Saturday, June 14, 2014

Bahrain unrest special case says Clinton

http://www.gulf-daily-news.com/
FORMER US secretary of state Hillary Clinton has described the unrest which hit Bahrain in February-March 2011 as being a "special case" in the so-called Arab Spring that unfolded from North Africa to the Middle East.
"Bahrain was a very complicated case as events took the path of sectarianism," she says in her memoir, Hard Choices.
According to London-based Al Arab newspaper, Clinton described the "difficult time" she had in dealing with the situation unfolding in Bahrain.
She said that Bahrain saw no reason to inform the US before calling on the GCC military forces to intervene.
"Bahrain chose to act without informing the US beforehand," she says in her book.
She says she had a "very delicate" phone call with Saudi Foreign Minister Prince Saud Al Faisal on hearing about the GCC military intervention in Bahrain.
She quoted the Saudi minister as telling her: "Let protesters go home for the situation to regain its normal course in Bahrain."
She pointed out that the Saudi foreign minister accused Iran overtly of harbouring extremists in Bahrain.
The new book is a methodical march through the challenges Clinton encountered as the US secretary of state from 2009-2013.
In her description, virtually every foreign policy problem presented hard choices: the intractable Middle East, Russia, Afghanistan and Pakistan, Libya, the Arab Spring and more.
But she also writes about her years as the nation's top diplomat as a "personal journey", both literal (112 countries and nearly one million miles) and figurative, taking her "from the painful end of the 2008 campaign to an unexpected partnership and friendship with my former rival Barack Obama".
A team of Washington Post reporters read through the book and picked out chapter-by-chapter highlights.
Clinton describes US reaction to the unfolding protests that became the Arab Spring, starting with the first stirrings of protest in Tunisia and tracking through reactions to demonstrations in various other countries, including Yemen, Bahrain and, notably, Egypt.
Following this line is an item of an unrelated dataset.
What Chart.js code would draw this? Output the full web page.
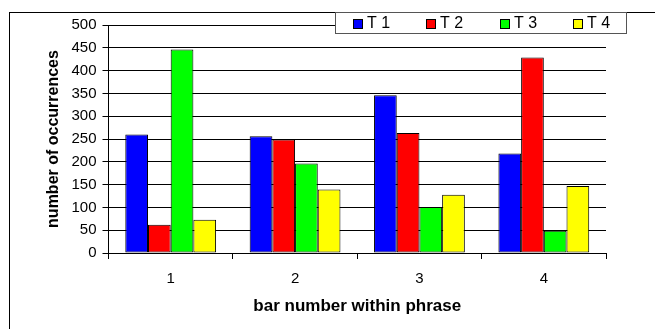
<!DOCTYPE html>
<html>
<head>
<meta charset="utf-8">
<script src="https://cdn.jsdelivr.net/npm/chart.js@4/dist/chart.umd.min.js"></script>
<style>
  html, body { margin: 0; padding: 0; background: #fff; }
  #wrap { position: relative; width: 655px; height: 329px; }
</style>
</head>
<body>
<div id="wrap"><canvas id="c" width="655" height="329"></canvas></div>
<script>
// Bar positions within a phrase
const categories = ['1', '2', '3', '4'];
const seriesNames = ['T 1', 'T 2', 'T 3', 'T 4'];
const seriesColors = ['#0000ff', '#ff0000', '#00ff00', '#ffff00'];

// Occurrence counts per series
const t1 = [260, 256, 346, 218];
const t2 = [62, 249, 263, 429];
const t3 = [446, 196, 101, 49];
const t4 = [73, 139, 128, 147];

const yMin = 0, yMax = 500, yStep = 50;

const FONT = "'Liberation Sans', Arial, sans-serif";

// Outer frame around the chart
const framePlugin = {
  id: 'frame',
  beforeDraw(chart) {
    const ctx = chart.ctx;
    ctx.save();
    ctx.fillStyle = '#fff';
    ctx.fillRect(0, 0, chart.width, chart.height);
    ctx.strokeStyle = '#000';
    ctx.lineWidth = 1;
    ctx.strokeRect(9.5, 12.5, 800, 400);
    ctx.restore();
  }
};

// Boxed legend along the top edge of the frame
const boxLegendPlugin = {
  id: 'boxLegend',
  afterDraw(chart) {
    const ctx = chart.ctx;
    ctx.save();
    const bx = 335.5, by = 12.5, bw = 291, bh = 21;
    ctx.fillStyle = '#fff';
    ctx.fillRect(bx, by, bw, bh);
    ctx.strokeStyle = '#555';
    ctx.lineWidth = 1;
    ctx.strokeRect(bx, by, bw, bh);
    ctx.font = '16px ' + FONT;
    ctx.textBaseline = 'middle';
    ctx.textAlign = 'left';
    chart.data.datasets.forEach((ds, i) => {
      const x = Math.round(353 + i * 73.3);
      ctx.fillStyle = ds.backgroundColor;
      ctx.fillRect(x + 0.5, 19.5, 9, 9);
      ctx.strokeStyle = '#000';
      ctx.strokeRect(x + 0.5, 19.5, 9, 9);
      ctx.fillStyle = '#000';
      ctx.fillText(ds.label, x + 14, 24);
    });
    ctx.restore();
  }
};

const seriesData = [t1, t2, t3, t4];

new Chart(document.getElementById('c'), {
  type: 'bar',
  data: {
    labels: categories,
    datasets: seriesNames.map((name, i) => ({
      label: name,
      data: seriesData[i],
      backgroundColor: seriesColors[i],
      borderColor: '#000',
      borderWidth: 1,
      borderSkipped: false
    }))
  },
  options: {
    responsive: false,
    animation: false,
    devicePixelRatio: 1,
    layout: { padding: { top: 25, right: 49, bottom: 0, left: 0 } },
    datasets: { bar: { categoryPercentage: 0.73, barPercentage: 1 } },
    plugins: { legend: { display: false }, tooltip: { enabled: false } },
    scales: {
      x: {
        afterFit(scale) { scale.height = 76; },
        grid: { display: true, drawOnChartArea: false, drawTicks: true, tickLength: 6, color: '#000', offset: true },
        border: { display: true, color: '#000', width: 1 },
        ticks: { color: '#000', font: { family: FONT, size: 15 }, padding: 11 },
        title: {
          display: true,
          text: 'bar number within phrase',
          color: '#000',
          font: { family: FONT, size: 17, weight: 'bold' },
          padding: { top: 0, bottom: 12 }
        }
      },
      y: {
        min: yMin,
        max: yMax,
        afterFit(scale) { scale.width = 108.5; },
        grid: { color: '#000', lineWidth: 1, drawTicks: true, tickLength: 6 },
        border: { display: true, color: '#000', width: 1 },
        ticks: { stepSize: yStep, color: '#000', font: { family: FONT, size: 15 }, padding: 6 },
        title: {
          display: true,
          text: 'number of occurrences',
          color: '#000',
          font: { family: FONT, size: 16, weight: 'bold' },
          padding: { top: 44, bottom: 0 }
        }
      }
    }
  },
  plugins: [framePlugin, boxLegendPlugin]
});
</script>
</body>
</html>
She defends traditional US alliances with autocratic regimes as being a part of balancing various US interests against one another, defining a pragmatic approach that would have the US push regimes toward democratic reform while also forming alliances with those willing to advance US security interests.
She describes herself as being consistently more cautious about siding with protesters, who promise an uncertain future over longtime, if autocratic, US allies - particularly in Egypt.
She suggests her position aligned her with Joe Biden and Defence Secretary Robert Gates in opposition to others in the White House, who she suggests were swept away by idealism and wanted to move more quickly to help usher Hosni Mubarak from power.
However, she never names the White House officials who held a different view from her own.